▸ What you will do
Copy the data below exactly, omitting any picture it contains.

****

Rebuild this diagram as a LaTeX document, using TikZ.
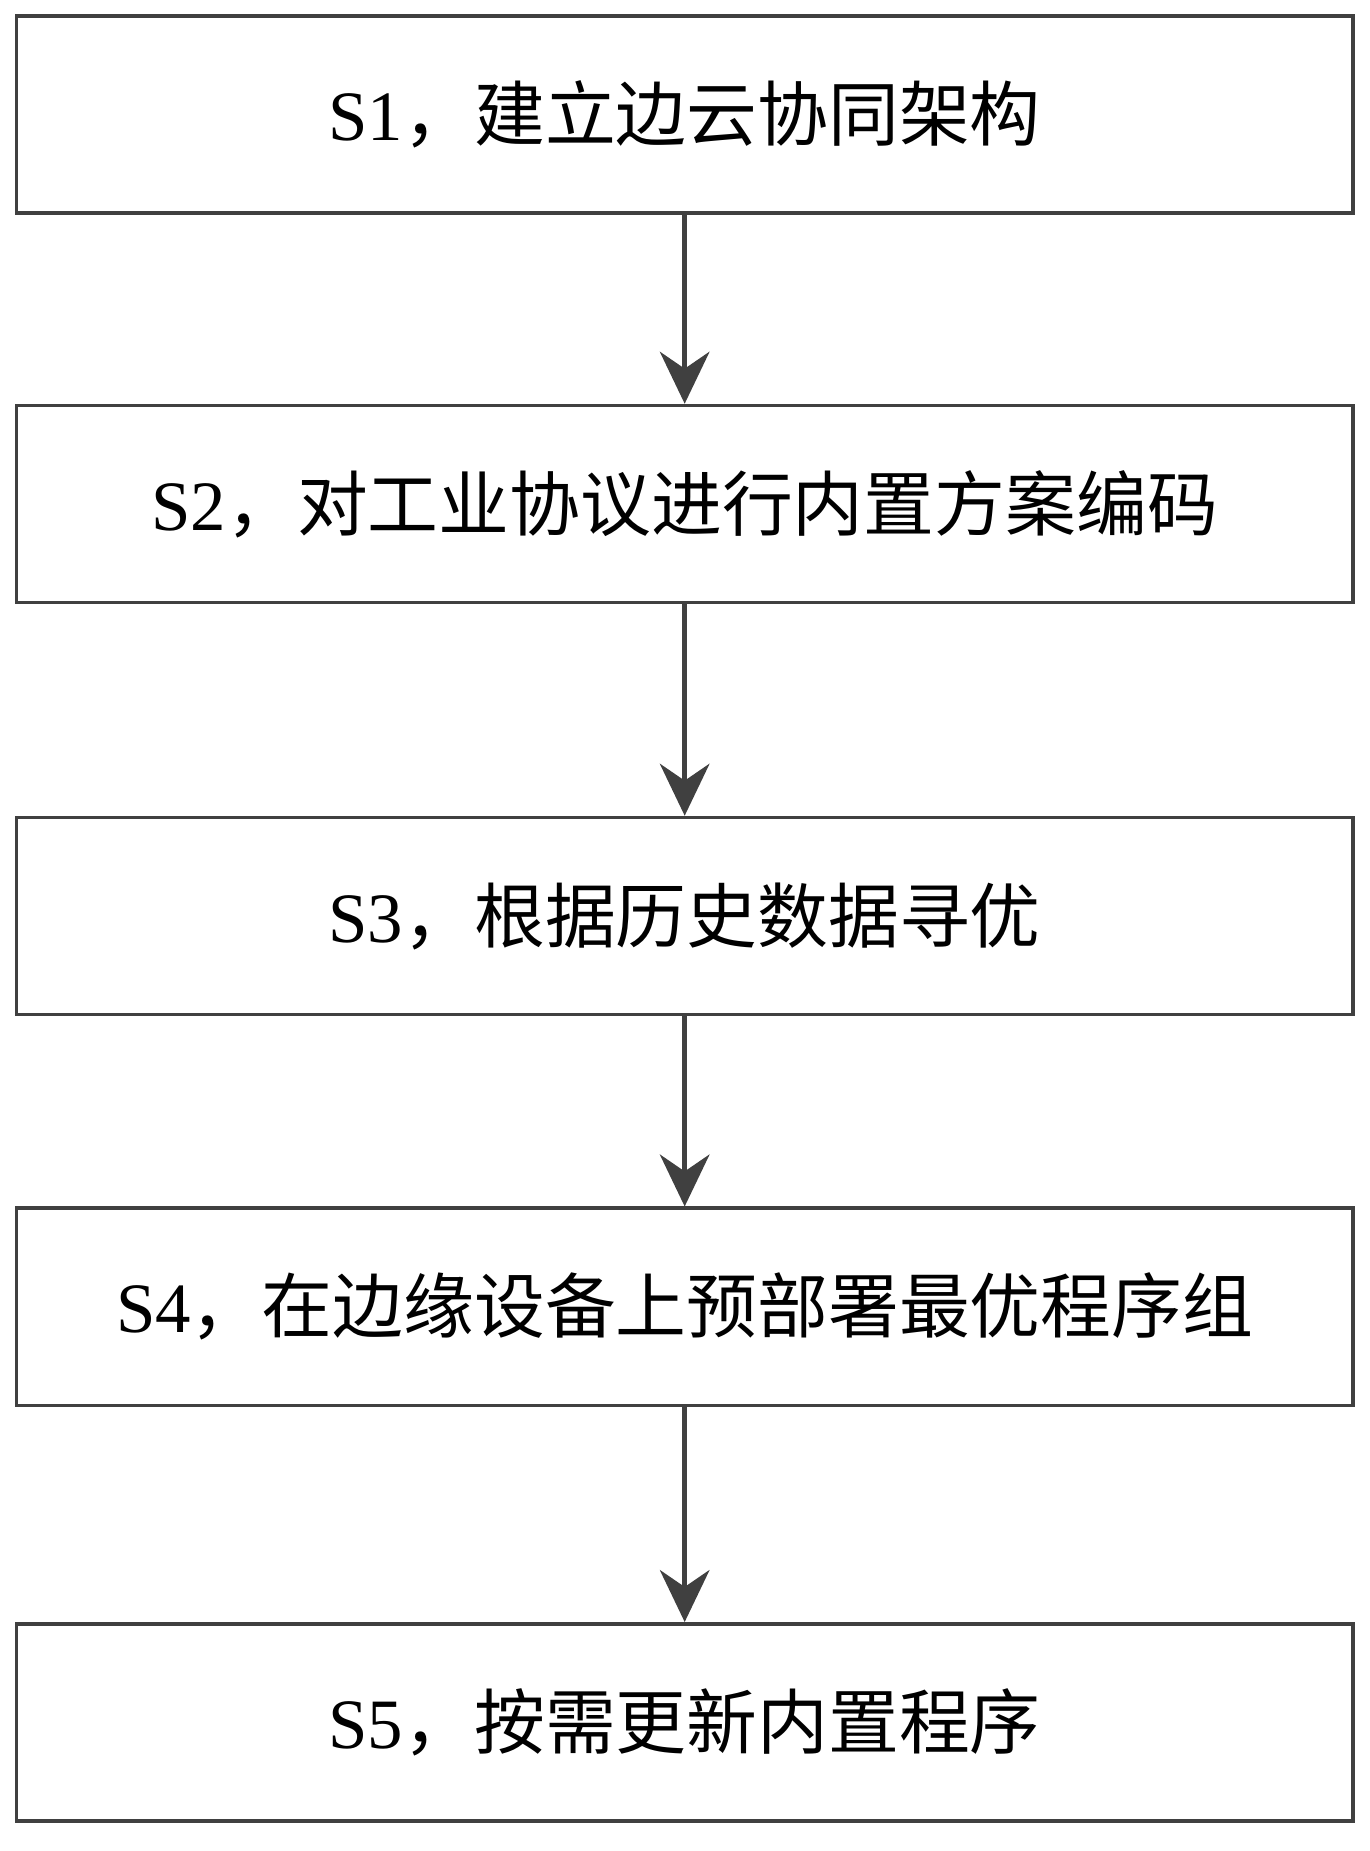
\documentclass[tikz,border=0pt]{standalone}
\usepackage{fontspec}
\setmainfont{Liberation Serif}
\newfontfamily\cjk{Noto Sans CJK SC}
\usetikzlibrary{positioning,arrows.meta}
\definecolor{linegray}{HTML}{404040}

\begin{document}
\begin{tikzpicture}[
    stepbox/.style={rectangle, draw=linegray, line width=1.5pt, minimum width=566pt, minimum height=83.5pt, inner sep=0pt, font=\fontsize{30}{36}\selectfont},
    arrow/.style={-{Stealth[length=22pt, width=21pt]}, draw=linegray, line width=2pt}
]
    \useasboundingbox (0,0) rectangle (580pt,-784pt);
    \node[stepbox] (s1) at (290pt,-48.5pt) {S1{\cjk，建立边云协同架构}};
    \node[stepbox, below=80pt of s1] (s2) {S2{\cjk，对工业协议进行内置方案编码}};
    \node[stepbox, below=89.5pt of s2] (s3) {S3{\cjk，根据历史数据寻优}};
    \node[stepbox, below=80.5pt of s3] (s4) {S4{\cjk，在边缘设备上预部署最优程序组}};
    \node[stepbox, below=91pt of s4] (s5) {S5{\cjk，按需更新内置程序}};

    \draw[arrow] (s1) -- (s2);
    \draw[arrow] (s2) -- (s3);
    \draw[arrow] (s3) -- (s4);
    \draw[arrow] (s4) -- (s5);
\end{tikzpicture}
\end{document}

****

▸ Answer in full
Rebuild this diagram as a LaTeX document, using TikZ.
\documentclass[tikz,border=0pt]{standalone}
\usepackage{fontspec}
\setmainfont{Liberation Serif}
\newfontfamily\cjk{Noto Sans CJK SC}
\usetikzlibrary{positioning,arrows.meta}
\definecolor{linegray}{HTML}{404040}

\begin{document}
\begin{tikzpicture}[
    stepbox/.style={rectangle, draw=linegray, line width=1.5pt, minimum width=566pt, minimum height=83.5pt, inner sep=0pt, font=\fontsize{30}{36}\selectfont},
    arrow/.style={-{Stealth[length=22pt, width=21pt]}, draw=linegray, line width=2pt}
]
    \useasboundingbox (0,0) rectangle (580pt,-784pt);
    \node[stepbox] (s1) at (290pt,-48.5pt) {S1{\cjk，建立边云协同架构}};
    \node[stepbox, below=80pt of s1] (s2) {S2{\cjk，对工业协议进行内置方案编码}};
    \node[stepbox, below=89.5pt of s2] (s3) {S3{\cjk，根据历史数据寻优}};
    \node[stepbox, below=80.5pt of s3] (s4) {S4{\cjk，在边缘设备上预部署最优程序组}};
    \node[stepbox, below=91pt of s4] (s5) {S5{\cjk，按需更新内置程序}};

    \draw[arrow] (s1) -- (s2);
    \draw[arrow] (s2) -- (s3);
    \draw[arrow] (s3) -- (s4);
    \draw[arrow] (s4) -- (s5);
\end{tikzpicture}
\end{document}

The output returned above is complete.